Online, persistent allegations have circulated claiming that Li Keqiang was assassinated by Xi’s inner circle, with Cai Qi at the center of those suspicions. Whatever their ultimate truth, one fact is indisputable: Cai Qi knows far more about the circumstances of Li’s death than almost anyone else alive.
That knowledge alone could seal his fate.
As Xi’s other political rivals fall one after another, tensions between Xi Jinping and Cai Qi are likely to surface ever more openly.
At times, Cai Qi’s fleeting expressions—caught inadvertently on camera—seem to betray something deeper: not loyalty, but disdain.

A look of contempt?
On March 18, 2024, during Xi Jinping’s inspection tour of Hunan Province, he visited the First Normal School of Hunan. As he prepared to depart and board his vehicle, Chinese state television aired a brief but striking shot.
Xi stood with his back to Cai Qi, waving to carefully staged “crowd actors.” Behind him stood Cai Qi, Vice Premier He Lifeng, Organization Department head Li Ganjie, and National Development and Reform Commission chief Zheng Shanjie.

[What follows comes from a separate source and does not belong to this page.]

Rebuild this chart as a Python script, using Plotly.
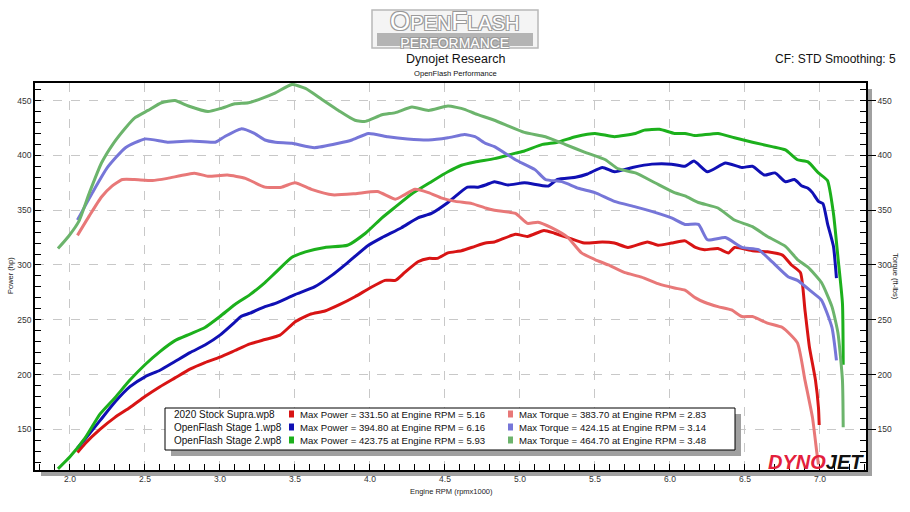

As Xi basked in the moment, Cai Qi clapped perfunctorily, his hands resting loosely at his abdomen. His posture was casual, bordering on dismissive. His expression hovered between a smile and a smirk. He glanced sideways at Xi from the corner of his eye, his mouth twisted slightly to one side.
The expression looked less like admiration than mockery.
It appeared, unmistakably, to be contempt.

A familiar pattern
The relationship between Cai Qi and Xi Jinping today bears an unsettling resemblance to that between Wang Lijun and Bo Xilai more than a decade ago. When tensions between Bo and his police chief reached their breaking point, Wang Lijun fled to the U.S. Consulate in Chengdu, later declaring his readiness to “fight Bo Xilai to the death.”
Such a scene could unfold again.
This time, between Xi Jinping and Cai Qi.